◆ Work to be completed
Using the material below, copy every line where "this" appears.

-- start of Record list --

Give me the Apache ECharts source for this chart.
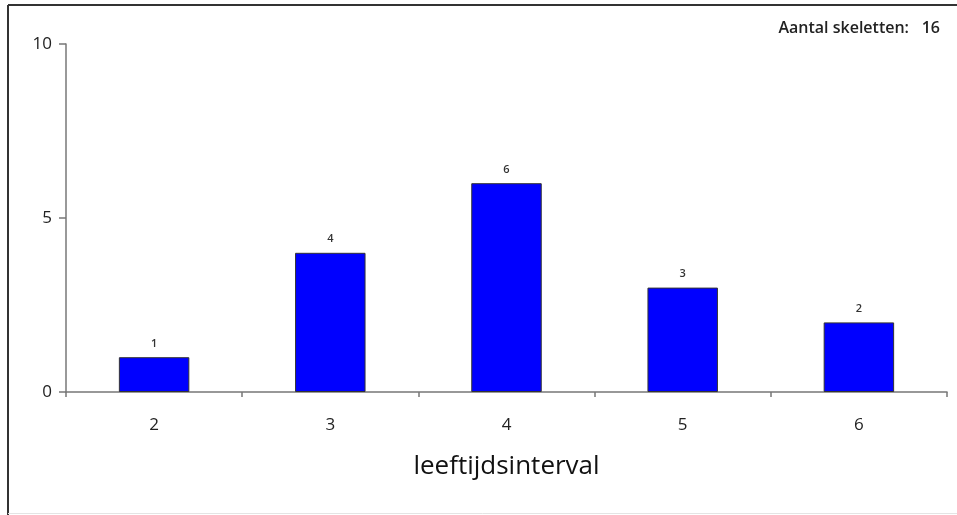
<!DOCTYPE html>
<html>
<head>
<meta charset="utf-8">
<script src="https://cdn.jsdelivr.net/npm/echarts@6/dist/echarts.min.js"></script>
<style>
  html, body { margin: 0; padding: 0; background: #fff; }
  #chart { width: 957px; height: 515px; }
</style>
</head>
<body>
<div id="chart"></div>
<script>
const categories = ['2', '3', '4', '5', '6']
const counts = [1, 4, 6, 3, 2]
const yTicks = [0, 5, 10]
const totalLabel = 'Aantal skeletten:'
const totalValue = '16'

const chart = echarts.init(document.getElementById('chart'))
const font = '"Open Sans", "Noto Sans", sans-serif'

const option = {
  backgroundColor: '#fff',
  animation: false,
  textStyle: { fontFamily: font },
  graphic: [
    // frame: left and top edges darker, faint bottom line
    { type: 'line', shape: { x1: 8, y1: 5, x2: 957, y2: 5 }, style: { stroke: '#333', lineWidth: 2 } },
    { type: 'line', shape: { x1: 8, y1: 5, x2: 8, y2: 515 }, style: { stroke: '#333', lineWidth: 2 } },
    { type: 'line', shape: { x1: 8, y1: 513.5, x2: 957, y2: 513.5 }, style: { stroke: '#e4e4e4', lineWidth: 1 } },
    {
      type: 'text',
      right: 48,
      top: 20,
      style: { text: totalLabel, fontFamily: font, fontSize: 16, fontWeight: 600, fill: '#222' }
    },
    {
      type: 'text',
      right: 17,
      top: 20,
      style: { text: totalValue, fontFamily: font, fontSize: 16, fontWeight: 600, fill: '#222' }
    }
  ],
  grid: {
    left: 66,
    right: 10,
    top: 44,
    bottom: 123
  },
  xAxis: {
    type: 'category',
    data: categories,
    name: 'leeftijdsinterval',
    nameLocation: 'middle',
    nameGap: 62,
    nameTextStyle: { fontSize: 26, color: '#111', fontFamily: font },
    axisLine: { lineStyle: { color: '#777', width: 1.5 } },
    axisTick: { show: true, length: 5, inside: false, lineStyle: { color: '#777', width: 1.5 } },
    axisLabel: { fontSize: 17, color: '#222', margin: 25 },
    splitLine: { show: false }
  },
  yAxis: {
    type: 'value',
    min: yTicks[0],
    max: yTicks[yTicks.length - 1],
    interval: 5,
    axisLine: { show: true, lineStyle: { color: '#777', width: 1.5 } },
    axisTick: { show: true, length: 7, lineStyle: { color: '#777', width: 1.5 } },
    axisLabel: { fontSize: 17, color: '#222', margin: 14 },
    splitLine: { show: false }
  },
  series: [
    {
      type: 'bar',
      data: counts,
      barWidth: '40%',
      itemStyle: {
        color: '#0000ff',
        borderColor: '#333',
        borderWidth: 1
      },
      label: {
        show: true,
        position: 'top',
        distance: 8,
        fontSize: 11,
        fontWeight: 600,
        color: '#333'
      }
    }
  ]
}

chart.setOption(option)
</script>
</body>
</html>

-- end of Record list --
-- start of Record list --

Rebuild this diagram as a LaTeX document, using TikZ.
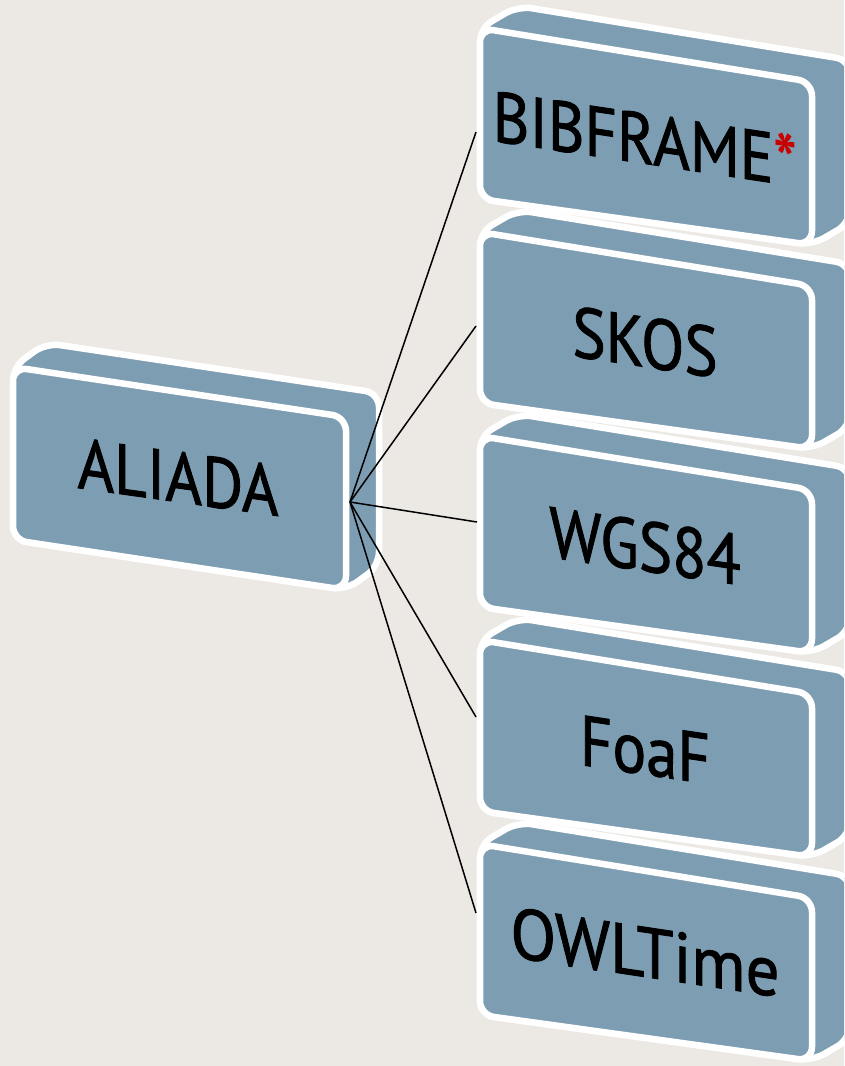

-- end of Record list --

◆ Completed exercise
Give me the Apache ECharts source for this chart.
Rebuild this diagram as a LaTeX document, using TikZ.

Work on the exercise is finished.